» **PROBLEM TO WORK ON**
Filter the entries that follow, copying every line in which the word "file" appears.

» **DATA LINES**

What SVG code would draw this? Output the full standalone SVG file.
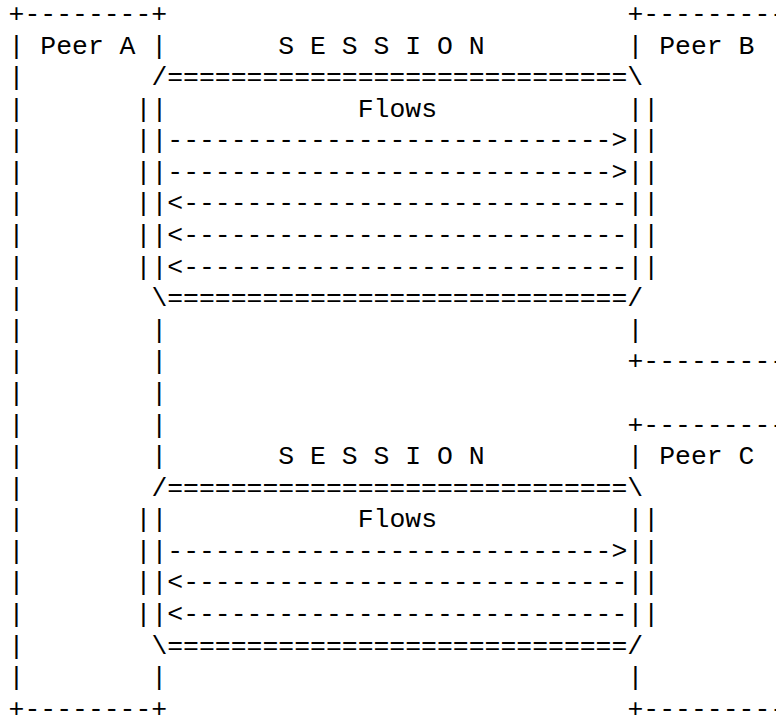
<svg xmlns="http://www.w3.org/2000/svg" width="776" height="715" viewBox="0 0 776 715" xml:space="preserve">
<style>
text { font-family: "Liberation Mono", "Courier New", monospace; font-size: 26.45px; fill: #000; white-space: pre; }
</style>
<rect width="776" height="715" fill="#fff"/>
<g id="peer-a">
<text x="8.57" y="22">+--------+</text>
<text x="8.57" y="53.58">| Peer A |</text>
<text x="8.57" y="85.16">|</text>
<text x="8.57" y="116.74">|</text>
<text x="8.57" y="148.32">|</text>
<text x="8.57" y="179.9">|</text>
<text x="8.57" y="211.48">|</text>
<text x="8.57" y="243.06">|</text>
<text x="8.57" y="274.64">|</text>
<text x="8.57" y="306.22">|</text>
<text x="8.57" y="337.8">|        |</text>
<text x="8.57" y="369.38">|        |</text>
<text x="8.57" y="400.96">|        |</text>
<text x="8.57" y="432.54">|        |</text>
<text x="8.57" y="464.12">|        |</text>
<text x="8.57" y="495.7">|</text>
<text x="8.57" y="527.28">|</text>
<text x="8.57" y="558.86">|</text>
<text x="8.57" y="590.44">|</text>
<text x="8.57" y="622.02">|</text>
<text x="8.57" y="653.6">|</text>
<text x="8.57" y="685.18">|        |</text>
<text x="8.57" y="716.76">+--------+</text>
</g>
<g id="peer-b">
<text x="627.5" y="22">+---------</text>
<text x="627.5" y="53.58">| Peer B</text>
<text x="627.5" y="337.8">|</text>
<text x="627.5" y="369.38">+---------</text>
</g>
<g id="peer-c">
<text x="627.5" y="432.54">+---------</text>
<text x="627.5" y="464.12">| Peer C</text>
<text x="627.5" y="685.18">|</text>
<text x="627.5" y="716.76">+---------</text>
</g>
<g id="session-1">
<text x="278.36" y="53.58">S E S S I O N</text>
<text x="151.4" y="85.16">/=============================\</text>
<text x="135.53" y="116.74">||</text><text x="357.71" y="116.74">Flows</text><text x="627.5" y="116.74">||</text>
<text x="135.53" y="148.32">||</text><text x="627.5" y="148.32">||</text>
<text x="135.53" y="179.9">||</text><text x="627.5" y="179.9">||</text>
<text x="135.53" y="211.48">||</text><text x="627.5" y="211.48">||</text>
<text x="135.53" y="243.06">||</text><text x="627.5" y="243.06">||</text>
<text x="135.53" y="274.64">||</text><text x="627.5" y="274.64">||</text>
<text x="151.4" y="306.22">\=============================/</text>
</g>
<g id="session-2">
<text x="278.36" y="464.12">S E S S I O N</text>
<text x="151.4" y="495.7">/=============================\</text>
<text x="135.53" y="527.28">||</text><text x="357.71" y="527.28">Flows</text><text x="627.5" y="527.28">||</text>
<text x="135.53" y="558.86">||</text><text x="627.5" y="558.86">||</text>
<text x="135.53" y="590.44">||</text><text x="627.5" y="590.44">||</text>
<text x="135.53" y="622.02">||</text><text x="627.5" y="622.02">||</text>
<text x="151.4" y="653.6">\=============================/</text>
</g>
<g id="connectors">
<text x="167.27" y="148.32">----------------------------&gt;</text>
<text x="167.27" y="179.9">----------------------------&gt;</text>
<text x="167.27" y="211.48">&lt;----------------------------</text>
<text x="167.27" y="243.06">&lt;----------------------------</text>
<text x="167.27" y="274.64">&lt;----------------------------</text>
<text x="167.27" y="558.86">----------------------------&gt;</text>
<text x="167.27" y="590.44">&lt;----------------------------</text>
<text x="167.27" y="622.02">&lt;----------------------------</text>
</g>
</svg>
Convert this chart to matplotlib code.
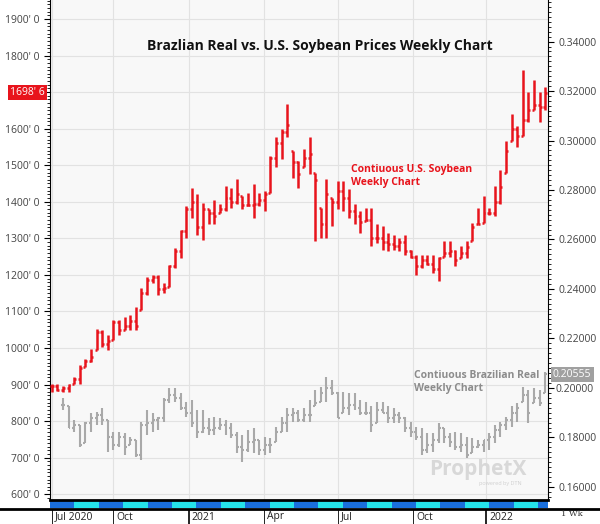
import numpy as np
import matplotlib
matplotlib.use("Agg")
import matplotlib.pyplot as plt
import matplotlib.transforms as mtransforms
from matplotlib.ticker import MultipleLocator, FuncFormatter

RED = "#e8141c"
GRAY = "#a9a9a9"
BG = "#f8f8f8"
GRID = "#e2e2e2"

plt.rcParams["font.family"] = ["Open Sans", "DejaVu Sans"]

# weekly soybean bars (cents/bu)
soy_high = [902, 902, 897, 902, 920, 952, 971, 998, 1053, 1049,
            1035, 1076, 1076, 1085, 1090, 1113, 1163, 1195, 1200, 1200,
            1177, 1228, 1273, 1324, 1388, 1439, 1420, 1397, 1379, 1406,
            1393, 1443, 1439, 1461, 1416, 1425, 1448, 1425, 1430, 1526,
            1576, 1599, 1668, 1539, 1512, 1544, 1576, 1480, 1383, 1461,
            1410, 1457, 1457, 1434, 1393, 1374, 1383, 1383, 1338, 1333,
            1315, 1310, 1301, 1310, 1269, 1255, 1255, 1255, 1255, 1250,
            1292, 1292, 1269, 1278, 1292, 1342, 1383, 1416, 1383, 1443,
            1488, 1567, 1640, 1608, 1760, 1700, 1732, 1700, 1714]
soy_low = [879, 883, 879, 879, 902, 902, 948, 961, 994, 1003,
           994, 1021, 1035, 1049, 1049, 1049, 1104, 1145, 1177, 1145,
           1150, 1168, 1218, 1246, 1301, 1356, 1310, 1296, 1338, 1338,
           1370, 1374, 1383, 1393, 1379, 1388, 1356, 1388, 1374, 1425,
           1494, 1517, 1576, 1466, 1439, 1494, 1475, 1292, 1301, 1301,
           1333, 1379, 1374, 1356, 1338, 1315, 1347, 1278, 1287, 1269,
           1264, 1269, 1264, 1255, 1246, 1200, 1218, 1228, 1205, 1182,
           1250, 1250, 1223, 1246, 1246, 1292, 1338, 1342, 1365, 1361,
           1393, 1480, 1567, 1549, 1581, 1617, 1650, 1617, 1650]
soy_close = [895, 885, 890, 900, 915, 945, 965, 975, 1045, 1010,
             1020, 1070, 1050, 1060, 1075, 1060, 1150, 1185, 1195, 1160,
             1165, 1225, 1265, 1320, 1380, 1400, 1330, 1380, 1370, 1360,
             1380, 1410, 1400, 1420, 1390, 1390, 1395, 1405, 1420, 1520,
             1560, 1590, 1610, 1510, 1475, 1520, 1530, 1460, 1340, 1420,
             1400, 1430, 1410, 1375, 1360, 1345, 1350, 1300, 1300, 1290,
             1285, 1280, 1290, 1265, 1250, 1225, 1240, 1230, 1215, 1245,
             1260, 1265, 1240, 1260, 1275, 1330, 1340, 1370, 1370, 1400,
             1440, 1540, 1600, 1580, 1625, 1650, 1665, 1660, 1698.75]

# weekly Brazilian real bars (USD per BRL)
brl_high = [0.1958, 0.1925, 0.1871, 0.1851, 0.1864, 0.1898, 0.1904, 0.1918, 0.1871, 0.1823,
            0.1823, 0.1817, 0.1803, 0.1790, 0.1864, 0.1911, 0.1898, 0.1884, 0.1958, 0.1999,
            0.1999, 0.1978, 0.1945, 0.1952, 0.1911, 0.1911, 0.1878, 0.1884, 0.1878, 0.1871,
            0.1857, 0.1823, 0.1810, 0.1830, 0.1837, 0.1790, 0.1803, 0.1797, 0.1844, 0.1884,
            0.1918, 0.1918, 0.1911, 0.1918, 0.1952, 0.1992, 0.2005, 0.2046, 0.2032, 0.1985,
            0.1985, 0.1978, 0.1978, 0.1952, 0.1945, 0.1925, 0.1945, 0.1945, 0.1925, 0.1918,
            0.1904, 0.1884, 0.1864, 0.1844, 0.1837, 0.1817, 0.1817, 0.1857, 0.1837, 0.1817,
            0.1823, 0.1817, 0.1803, 0.1797, 0.1790, 0.1790, 0.1817, 0.1851, 0.1864, 0.1884,
            0.1925, 0.1938, 0.2005, 0.1992, 0.1999, 0.1992, 0.2066]
brl_low = [0.1911, 0.1837, 0.1823, 0.1763, 0.1777, 0.1823, 0.1851, 0.1851, 0.1743, 0.1750,
           0.1763, 0.1729, 0.1770, 0.1722, 0.1709, 0.1810, 0.1823, 0.1830, 0.1864, 0.1938,
           0.1945, 0.1911, 0.1884, 0.1844, 0.1797, 0.1817, 0.1810, 0.1810, 0.1830, 0.1810,
           0.1797, 0.1736, 0.1702, 0.1743, 0.1736, 0.1729, 0.1729, 0.1736, 0.1783, 0.1823,
           0.1823, 0.1864, 0.1864, 0.1864, 0.1864, 0.1925, 0.1945, 0.1945, 0.1972, 0.1878,
           0.1898, 0.1891, 0.1911, 0.1891, 0.1891, 0.1823, 0.1857, 0.1898, 0.1857, 0.1857,
           0.1857, 0.1823, 0.1803, 0.1790, 0.1729, 0.1736, 0.1743, 0.1777, 0.1777, 0.1763,
           0.1750, 0.1743, 0.1716, 0.1736, 0.1756, 0.1743, 0.1750, 0.1777, 0.1803, 0.1830,
           0.1844, 0.1864, 0.1945, 0.1857, 0.1938, 0.1925, 0.1978]
brl_close = [0.193, 0.184, 0.185, 0.177, 0.186, 0.188, 0.189, 0.187, 0.180, 0.177,
             0.180, 0.176, 0.179, 0.173, 0.185, 0.186, 0.187, 0.188, 0.195, 0.197,
             0.196, 0.192, 0.190, 0.186, 0.182, 0.184, 0.183, 0.184, 0.185, 0.184,
             0.181, 0.176, 0.175, 0.178, 0.179, 0.175, 0.177, 0.177, 0.182, 0.186,
             0.189, 0.190, 0.187, 0.189, 0.189, 0.194, 0.198, 0.200, 0.198, 0.188,
             0.192, 0.193, 0.192, 0.190, 0.190, 0.185, 0.191, 0.190, 0.188, 0.189,
             0.188, 0.184, 0.182, 0.180, 0.175, 0.177, 0.179, 0.184, 0.180, 0.178,
             0.176, 0.177, 0.173, 0.176, 0.177, 0.179, 0.180, 0.183, 0.185, 0.187,
             0.190, 0.192, 0.197, 0.190, 0.196, 0.194, 0.20555]

date_labels = ["Jul 2020", "Oct", "2021", "Apr", "Jul", "Oct", "2022"]
date_pos = [0, 11, 24.4, 37.8, 51, 64.4, 77.5]


def ohlc(ax, x, hi, lo, cl, color, lw):
    hi, lo, cl = map(np.asarray, (hi, lo, cl))
    op = np.r_[cl[0], cl[:-1]]
    op = np.clip(op, lo, hi)
    cl = np.clip(cl, lo, hi)
    ax.vlines(x, lo, hi, color=color, lw=lw, zorder=3)
    ax.hlines(op, x - 0.35, x, color=color, lw=lw, zorder=3)
    ax.hlines(cl, x, x + 0.35, color=color, lw=lw, zorder=3)


W, H = 600, 524
fig = plt.figure(figsize=(6, 5.24), dpi=100)
ax = fig.add_axes([50 / W, 24 / H, 498 / W, 500 / H])
ax.set_facecolor(BG)
ax2 = ax.twinx()

xs = np.arange(len(soy_close))
xb = np.arange(len(brl_close)) + (len(soy_close) - len(brl_close))
ohlc(ax, xs, soy_high, soy_low, soy_close, RED, 1.8)
ohlc(ax2, xb, brl_high, brl_low, brl_close, GRAY, 1.5)

ax.set_xlim(-0.3, 88.5)
ax.set_ylim(584, 1952)
ax2.set_ylim(0.1547, 0.3568)

ax.yaxis.set_major_locator(MultipleLocator(100))
ax.yaxis.set_minor_locator(MultipleLocator(10))
ax.yaxis.set_major_formatter(FuncFormatter(lambda v, p: "" if int(v) == 1700 else f"{int(v)}' 0"))
ax2.yaxis.set_major_locator(MultipleLocator(0.02))
ax2.yaxis.set_minor_locator(MultipleLocator(0.002))
ax2.yaxis.set_major_formatter(FuncFormatter(lambda v, p: "" if abs(v - 0.2) < 1e-6 else f"{v:.5f}"))
for a in (ax, ax2):
    a.tick_params(axis="y", labelsize=7.5, labelcolor="#444444", length=4, width=0.8)
    a.tick_params(axis="y", which="minor", length=2, width=0.6)
    for s in a.spines.values():
        s.set_visible(False)
ax.spines["left"].set_visible(True)
ax2.spines["right"].set_visible(True)
ax.set_xticks(date_pos)
ax.tick_params(axis="x", length=0, labelbottom=False)
ax.grid(True, color=GRID, lw=0.8)
ax.set_axisbelow(True)

# price flags
ax.text(-0.01, 1698.75, "1698' 6", transform=mtransforms.blended_transform_factory(ax.transAxes, ax.transData),
        ha="right", va="center", fontsize=7.5, color="white",
        bbox=dict(boxstyle="square,pad=0.2", fc=RED, ec="none"), zorder=10, clip_on=False)
ax2.text(1.01, 0.20555, "0.20555", transform=mtransforms.blended_transform_factory(ax2.transAxes, ax2.transData),
         ha="left", va="center", fontsize=7.5, color="white",
         bbox=dict(boxstyle="square,pad=0.2", fc="#a0a0a0", ec="none"), zorder=10, clip_on=False)
fig.text(555 / W, 1 - 390 / H, "0.20000", ha="left", va="center", fontsize=7.5, color="#444444")

# text
fig.text(320 / W, 1 - 46 / H, "Brazlian Real vs. U.S. Soybean Prices Weekly Chart",
         ha="center", va="center", fontsize=10, fontweight="bold", color="#111111")
fig.text(351 / W, 1 - 176 / H, "Contiuous U.S. Soybean\nWeekly Chart",
         ha="left", va="center", fontsize=7.5, fontweight="bold", color=RED, linespacing=1.2)
fig.text(414 / W, 1 - 382 / H, "Contiuous Brazilian Real\nWeekly Chart",
         ha="left", va="center", fontsize=7.5, fontweight="bold", color="#8c8c8c", linespacing=1.2)
fig.text(478 / W, 1 - 470 / H, "ProphetX", ha="center", va="center", fontsize=15,
         fontweight="bold", color="#d8d8d8")
fig.text(500 / W, 1 - 484 / H, "powered by DTN", ha="center", va="center", fontsize=4,
         color="#d0d0d0")

# date band
band = fig.add_axes([50 / W, (H - 508) / H, 498 / W, 8 / H])
band.set_xlim(ax.get_xlim())
band.set_ylim(0, 1)
edges = np.arange(-0.3, 89, 4.35)
for i, e in enumerate(edges):
    band.axvspan(e, e + 4.35, color="#1a6fdc" if i % 2 == 0 else "#25e3ea", lw=0)
band.set_xticks([])
band.set_yticks([])
for s in band.spines.values():
    s.set_visible(False)
fig.add_artist(plt.Line2D([50 / W, 548 / W], [1 - 500 / H] * 2, color="black", lw=2))
fig.add_artist(plt.Line2D([0, 1], [1 - 509 / H] * 2, color="black", lw=2))
tr = mtransforms.blended_transform_factory(band.transData, fig.transFigure)
for p, lab in zip(date_pos, date_labels):
    band.plot([p, p], [1 - 510 / H, 1 - 524 / H], transform=tr, color="black",
              lw=1.2 if lab[0].isdigit() else 0.6, clip_on=False)
    band.text(p + 0.6, 1 - 517 / H, lab, transform=tr, ha="left", va="center",
              fontsize=7.5, color="#222222")
fig.text(572 / W, 1 - 514 / H, "1 Wk", ha="center", va="center", fontsize=6,
         family="DejaVu Serif", color="#333333")

fig.savefig("out.png", dpi=100, facecolor="white")
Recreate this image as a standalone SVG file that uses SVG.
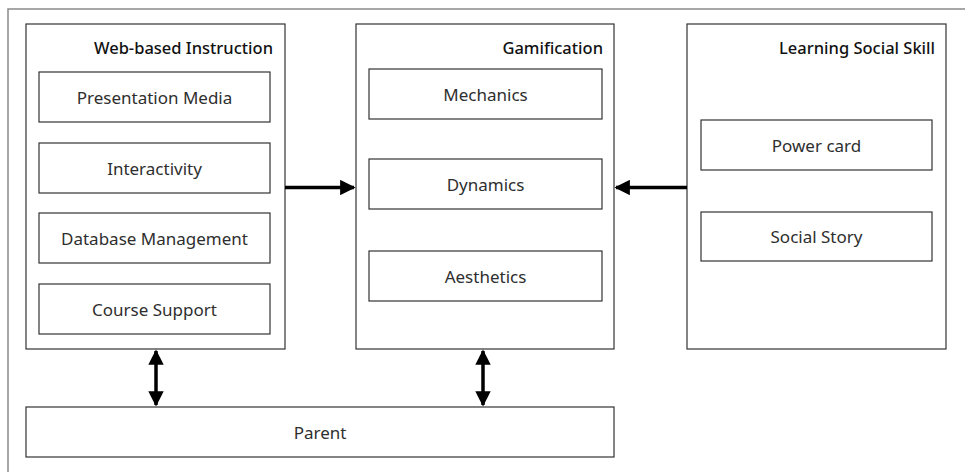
<svg xmlns="http://www.w3.org/2000/svg" width="965" height="472" viewBox="0 0 965 472">
  <style>
    .frame { fill: none; stroke: #8a8a8a; stroke-width: 1.5; }
    .box { fill: #ffffff; stroke: #333333; stroke-width: 1.2; }
    .item { font-family: "Noto Sans", "Open Sans", sans-serif; font-size: 17px; fill: #2e2e2e; text-anchor: middle; dominant-baseline: central; }
    .title { font-family: "Noto Sans", "Open Sans", sans-serif; font-size: 16.5px; font-weight: 500; fill: #111111; text-anchor: end; }
    .conn { stroke: #000000; stroke-width: 3.5; fill: none; }
    .head { fill: #000000; }
  </style>
  <defs>
    <marker id="arrow" viewBox="0 0 10 10" refX="9" refY="5" markerWidth="4.4" markerHeight="4.4" orient="auto-start-reverse" markerUnits="strokeWidth">
      <path d="M0,0 L10,5 L0,10 Z" class="head"/>
    </marker>
  </defs>

  <rect width="965" height="472" fill="#ffffff"/>
  <!-- outer frame -->
  <rect class="frame" x="8" y="9" width="970" height="480"/>

  <g id="web-based-instruction">
    <rect class="box" x="26" y="24" width="259" height="325"/>
    <text class="title" x="273" y="54">Web-based Instruction</text>
    <g id="presentation-media">
      <rect class="box" x="39" y="72" width="231" height="50"/>
      <text class="item" x="154.5" y="97">Presentation Media</text>
    </g>
    <g id="interactivity">
      <rect class="box" x="39" y="143" width="231" height="50"/>
      <text class="item" x="154.5" y="168">Interactivity</text>
    </g>
    <g id="database-management">
      <rect class="box" x="39" y="213" width="231" height="50"/>
      <text class="item" x="154.5" y="238">Database Management</text>
    </g>
    <g id="course-support">
      <rect class="box" x="39" y="284" width="231" height="50"/>
      <text class="item" x="154.5" y="309">Course Support</text>
    </g>
  </g>

  <g id="gamification">
    <rect class="box" x="356" y="24" width="258" height="325"/>
    <text class="title" x="603" y="54">Gamification</text>
    <g id="mechanics">
      <rect class="box" x="369" y="69" width="233" height="50"/>
      <text class="item" x="485.5" y="94">Mechanics</text>
    </g>
    <g id="dynamics">
      <rect class="box" x="369" y="159" width="233" height="50"/>
      <text class="item" x="485.5" y="184">Dynamics</text>
    </g>
    <g id="aesthetics">
      <rect class="box" x="369" y="251" width="233" height="50"/>
      <text class="item" x="485.5" y="276">Aesthetics</text>
    </g>
  </g>

  <g id="learning-social-skill">
    <rect class="box" x="687" y="24" width="259" height="325"/>
    <text class="title" x="935" y="54">Learning Social Skill</text>
    <g id="power-card">
      <rect class="box" x="701" y="120" width="231" height="50"/>
      <text class="item" x="816.5" y="145">Power card</text>
    </g>
    <g id="social-story">
      <rect class="box" x="701" y="212" width="231" height="49"/>
      <text class="item" x="816.5" y="236.5">Social Story</text>
    </g>
  </g>

  <g id="parent">
    <rect class="box" x="26" y="407" width="588" height="50"/>
    <text class="item" x="320" y="432">Parent</text>
  </g>

  <g id="connectors">
    <line class="conn" x1="285" y1="187.5" x2="354" y2="187.5" marker-end="url(#arrow)"/>
    <line class="conn" x1="687" y1="187.5" x2="616" y2="187.5" marker-end="url(#arrow)"/>
    <line class="conn" x1="156" y1="351" x2="156" y2="405" marker-start="url(#arrow)" marker-end="url(#arrow)"/>
    <line class="conn" x1="483" y1="351" x2="483" y2="405" marker-start="url(#arrow)" marker-end="url(#arrow)"/>
  </g>
</svg>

» **FINISHED EXERCISE**
What SVG code would draw this? Output the full standalone SVG file.
Recreate this image as a standalone SVG file that uses SVG.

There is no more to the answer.